- **RECORDS FOR THIS TASK**
•••••

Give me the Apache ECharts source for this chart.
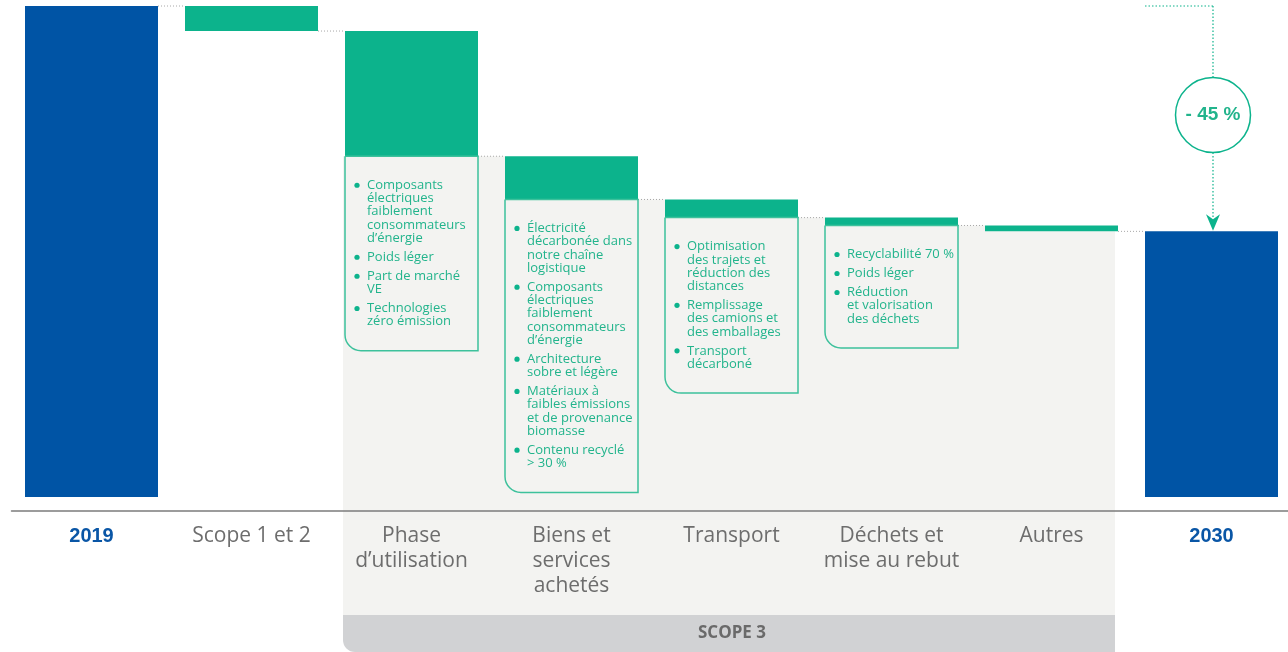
<!DOCTYPE html>
<html>
<head>
<meta charset="utf-8">
<script src="https://cdn.jsdelivr.net/npm/echarts@6/dist/echarts.min.js"></script>
<style>
html, body { margin: 0; padding: 0; background: #fff; }
#c { width: 1288px; height: 652px; }
</style>
</head>
<body>
<div id="c"></div>
<script>
// catégories et valeurs (2019 = 100)
var categories = ['2019', 'Scope 1 et 2', 'Phase\nd\u2019utilisation', 'Biens et\nservices\nachetés', 'Transport', 'Déchets et\nmise au rebut', 'Autres', '2030']
var values = [100, 5.1, 25.5, 8.8, 3.7, 1.6, 1.2, 54.1]
var totalIdx = [0, 7]
var scope3Idx = [2, 3, 4, 5, 6]

// leviers affichés sous chaque barre
var notes = [
	null,
	null,
	[['Composants', 'électriques', 'faiblement', 'consommateurs', 'd\u2019énergie'], ['Poids léger'], ['Part de marché', 'VE'], ['Technologies', 'zéro émission']],
	[['Électricité', 'décarbonée dans', 'notre chaîne', 'logistique'], ['Composants', 'électriques', 'faiblement', 'consommateurs', 'd\u2019énergie'], ['Architecture', 'sobre et légère'], ['Matériaux à', 'faibles émissions', 'et de provenance', 'biomasse'], ['Contenu recyclé', '> 30 %']],
	[['Optimisation', 'des trajets et', 'réduction des', 'distances'], ['Remplissage', 'des camions et', 'des emballages'], ['Transport', 'décarboné']],
	[['Recyclabilité 70 %'], ['Poids léger'], ['Réduction', 'et valorisation', 'des déchets']],
	null,
	null
]
var reductionLabel = '- 45 %'
var scopeLabel = 'SCOPE 3'

var blue = '#0054a5'
var green = '#0cb38c'
var textGreen = '#22b48c'
var grey = '#f3f3f1'
var barW = 133

// base invisible + niveau après chaque barre
var bases = [], levels = []
var run = values[0]
for (var i = 0; i < values.length; i++) {
	if (totalIdx.indexOf(i) >= 0) {
		bases.push(0)
		levels.push(values[i])
	} else {
		run -= values[i]
		bases.push(+run.toFixed(2))
		levels.push(+run.toFixed(2))
	}
}

var chart = echarts.init(document.getElementById('c'))

function renderBg(params, api) {
	var i = api.value(0)
	var p = api.coord([i, api.value(1)])
	var axisY = api.coord([0, -2.85])[1]
	var bottom = axisY + 104
	var x0 = p[0] - barW / 2 - 2
	var x1 = i < 6 ? api.coord([i + 1, 0])[0] - barW / 2 : p[0] + barW / 2 - 3
	var ch = [{
		type: 'rect',
		shape: { x: x0, y: p[1], width: x1 - x0, height: bottom - p[1] },
		style: { fill: grey }
	}]
	if (i === scope3Idx[0]) {
		var xe = api.coord([scope3Idx[scope3Idx.length - 1], 0])[0] + barW / 2 - 3
		ch.push({
			type: 'rect',
			shape: { x: x0, y: bottom, width: xe - x0, height: 37, r: [0, 0, 0, 12] },
			style: { fill: '#d1d2d4' }
		})
		ch.push({
			type: 'text',
			style: {
				x: (x0 + xe) / 2 + 3, y: bottom + 18, text: scopeLabel,
				fill: '#6a6a6a', font: 'bold 17px "Open Sans"',
				textAlign: 'center', textVerticalAlign: 'middle'
			}
		})
	}
	return { type: 'group', children: ch }
}

function renderNotes(params, api) {
	var i = api.value(0)
	var p = api.coord([i, api.value(1)])
	var ch = []
	var left = p[0] - barW / 2
	if (i < categories.length - 1) {
		var nx = api.coord([i + 1, 0])[0] - barW / 2
		ch.push({
			type: 'line',
			shape: { x1: p[0] + barW / 2, y1: p[1], x2: nx, y2: p[1] },
			style: { stroke: '#a8a8a8', lineWidth: 1, lineDash: [1, 2] }
		})
	}
	var items = notes[i]
	if (items) {
		var texts = []
		var cy = p[1] + 29
		items.forEach(function(lines) {
			texts.push({ type: 'circle', shape: { cx: left + 12, cy: cy, r: 2.6 }, style: { fill: green } })
			lines.forEach(function(l) {
				texts.push({
					type: 'text',
					style: {
						x: left + 22, y: cy, text: l, fill: textGreen,
						font: '13px "Open Sans"', textAlign: 'left', textVerticalAlign: 'middle'
					}
				})
				cy += 13.25
			})
			cy += 5.75
		})
		ch.push({
			type: 'rect',
			shape: { x: left, y: p[1], width: barW, height: cy + 10 - p[1], r: [0, 0, 0, 16] },
			style: { fill: grey, stroke: '#3dc19c', lineWidth: 1.5 }
		})
		ch = ch.concat(texts)
	}
	if (i === totalIdx[1]) {
		var top = api.coord([i, values[0]])[1]
		var cx = p[0] + 1.5
		var r = 37.5
		var ccy = top + 109
		var dash = { stroke: green, lineWidth: 1.2, lineDash: [1.5, 2] }
		ch.push({ type: 'line', shape: { x1: left, y1: top, x2: cx, y2: top }, style: dash })
		ch.push({ type: 'line', shape: { x1: cx, y1: top, x2: cx, y2: ccy - r }, style: dash })
		ch.push({ type: 'line', shape: { x1: cx, y1: ccy + r, x2: cx, y2: p[1] - 14 }, style: dash })
		ch.push({
			type: 'circle', shape: { cx: cx, cy: ccy, r: r },
			style: { fill: '#fff', stroke: green, lineWidth: 1.5 }
		})
		ch.push({
			type: 'text',
			style: {
				x: cx, y: ccy, text: reductionLabel, fill: textGreen,
				font: 'bold 19px "Liberation Sans"', textAlign: 'center', textVerticalAlign: 'middle'
			}
		})
		ch.push({
			type: 'polygon',
			shape: { points: [[cx - 7, p[1] - 17], [cx, p[1] - 12], [cx + 7, p[1] - 17], [cx, p[1] - 0.5]] },
			style: { fill: green }
		})
	}
	return { type: 'group', children: ch }
}

var option = {
	animation: false,
	grid: { left: 11.5, right: -3.5, top: 6, bottom: 141, outerBoundsMode: 'none' },
	xAxis: {
		type: 'category',
		data: categories,
		z: 5,
		axisTick: { show: false },
		axisLine: { onZero: false, lineStyle: { color: '#7c7c7c', width: 1.5 } },
		axisLabel: {
			interval: 0,
			margin: 12.5,
			formatter: function(v, idx) {
				var k = totalIdx.indexOf(idx) >= 0 ? 'y' : 'c'
				return v.split('\n').map(function(l) { return '{' + k + '|' + l + '}' }).join('\n')
			},
			rich: {
				c: { fontFamily: 'Open Sans', fontSize: 21, lineHeight: 25, color: '#6d6d6d' },
				y: { fontFamily: 'Liberation Sans', fontWeight: 'bold', fontSize: 20, lineHeight: 25, color: '#0a56a6' }
			}
		}
	},
	yAxis: { type: 'value', min: -2.85, max: 100, show: false },
	series: [{
		type: 'custom',
		z: 1,
		silent: true,
		renderItem: renderBg,
		data: scope3Idx.map(function(i) { return [i, levels[i]] })
	}, {
		type: 'bar',
		stack: 'w',
		z: 2,
		barWidth: barW,
		silent: true,
		itemStyle: { color: 'transparent' },
		data: bases
	}, {
		type: 'bar',
		stack: 'w',
		z: 2,
		barWidth: barW,
		silent: true,
		data: values.map(function(v, i) {
			return { value: v, itemStyle: { color: totalIdx.indexOf(i) >= 0 ? blue : green } }
		})
	}, {
		type: 'custom',
		z: 3,
		silent: true,
		renderItem: renderNotes,
		data: levels.map(function(l, i) { return [i, l] })
	}]
}

chart.setOption(option)
</script>
</body>
</html>
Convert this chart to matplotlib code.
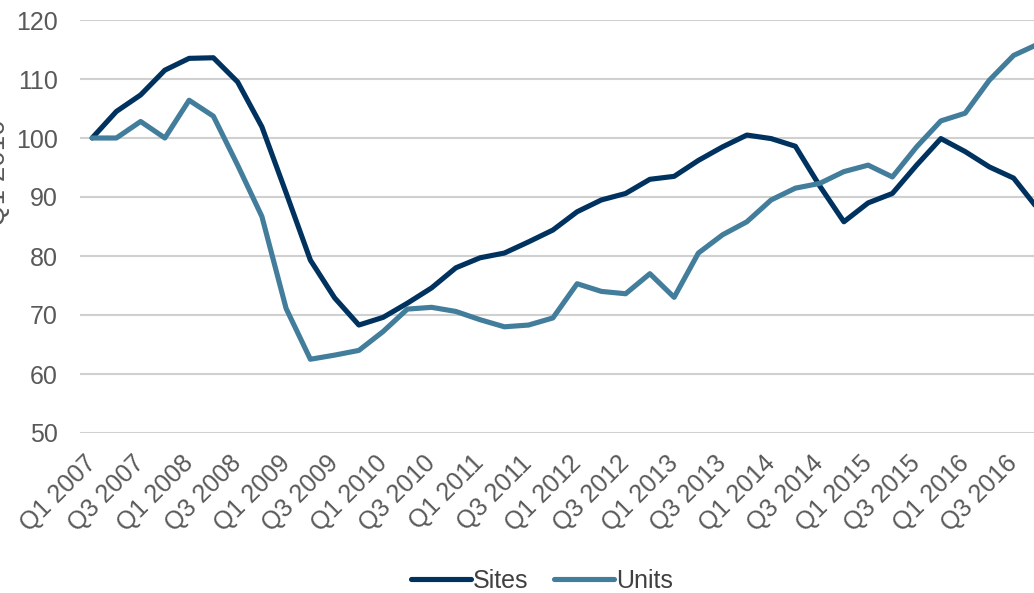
import numpy as np
import matplotlib
matplotlib.use("Agg")
import matplotlib.pyplot as plt

plt.rcParams["font.family"] = ["Liberation Sans", "DejaVu Sans"]

# quarterly index, Q1 2007 .. Q4 2016
quarters = [f"Q{q} {y}" for y in range(2007, 2017) for q in (1, 2, 3, 4)]

sites = [100.0, 104.5, 107.3, 111.5, 113.5, 113.6, 109.5, 101.9,
         90.7, 79.3, 72.9, 68.3, 69.6, 72.0, 74.6, 78.0,
         79.7, 80.5, 82.4, 84.4, 87.5, 89.5, 90.6, 93.0,
         93.5, 96.2, 98.5, 100.5, 99.9, 98.6, 91.9, 85.8,
         89.0, 90.6, 95.4, 99.9, 97.7, 95.1, 93.2, 88.0]

units = [100.0, 100.0, 102.8, 100.0, 106.4, 103.7, 95.4, 86.7,
         71.1, 62.5, 63.2, 64.0, 67.2, 71.0, 71.3, 70.6,
         69.2, 68.0, 68.3, 69.5, 75.3, 74.0, 73.6, 77.0,
         73.0, 80.5, 83.6, 85.8, 89.5, 91.5, 92.3, 94.3,
         95.4, 93.4, 98.5, 102.9, 104.2, 109.8, 114.0, 115.9]

SITES_COLOR = "#00325F"
UNITS_COLOR = "#427D9B"
TEXT_COLOR = "#595959"

fig = plt.figure(figsize=(10.34, 5.93), dpi=100)
ax = fig.add_axes([80 / 1034, 1 - 433 / 593, 970 / 1034, 413 / 593])

x = np.arange(len(quarters))
ax.plot(x, sites, color=SITES_COLOR, lw=3.7, label="Sites",
        solid_joinstyle="round", solid_capstyle="round")
ax.plot(x, units, color=UNITS_COLOR, lw=3.7, label="Units",
        solid_joinstyle="round", solid_capstyle="round")

ax.set_xlim(-0.5, len(quarters) - 0.5)
ax.set_ylim(50, 120)
ax.set_yticks(range(50, 121, 10))
ax.yaxis.grid(True, color="#D0D0D0", lw=1.5)
ax.set_axisbelow(True)
for s in ax.spines.values():
    s.set_visible(False)

ax.set_xticks(x[::2])
ax.set_xticklabels(quarters[::2], rotation=45, ha="right",
                   rotation_mode="anchor", va="center")
ax.tick_params(axis="x", length=0, pad=19, labelsize=18, labelcolor=TEXT_COLOR)
ax.tick_params(axis="y", length=0, pad=16, labelsize=18, labelcolor=TEXT_COLOR)

# axis title, mostly cut off at the left edge in the original
fig.text(11 / 1034, 1 - 226 / 593, "Q1 2010", rotation=90, ha="right",
         va="bottom", fontsize=20, color=TEXT_COLOR)

fig.legend(loc="center", bbox_to_anchor=(542 / 1034, 12 / 593), ncol=2,
           frameon=False, fontsize=18, handlelength=2.4, handletextpad=0.1,
           columnspacing=1.0, labelcolor="#404040")

fig.savefig("out.png", dpi=100)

•••••

Omit the pictures. Extract exactly the lines that begin with the one holding "Convert this chart to matplotlib code." and end with the one holding "in (1, 2, 3, 4)]", inclusive.

Convert this chart to matplotlib code.
import numpy as np
import matplotlib
matplotlib.use("Agg")
import matplotlib.pyplot as plt

plt.rcParams["font.family"] = ["Liberation Sans", "DejaVu Sans"]

# quarterly index, Q1 2007 .. Q4 2016
quarters = [f"Q{q} {y}" for y in range(2007, 2017) for q in (1, 2, 3, 4)]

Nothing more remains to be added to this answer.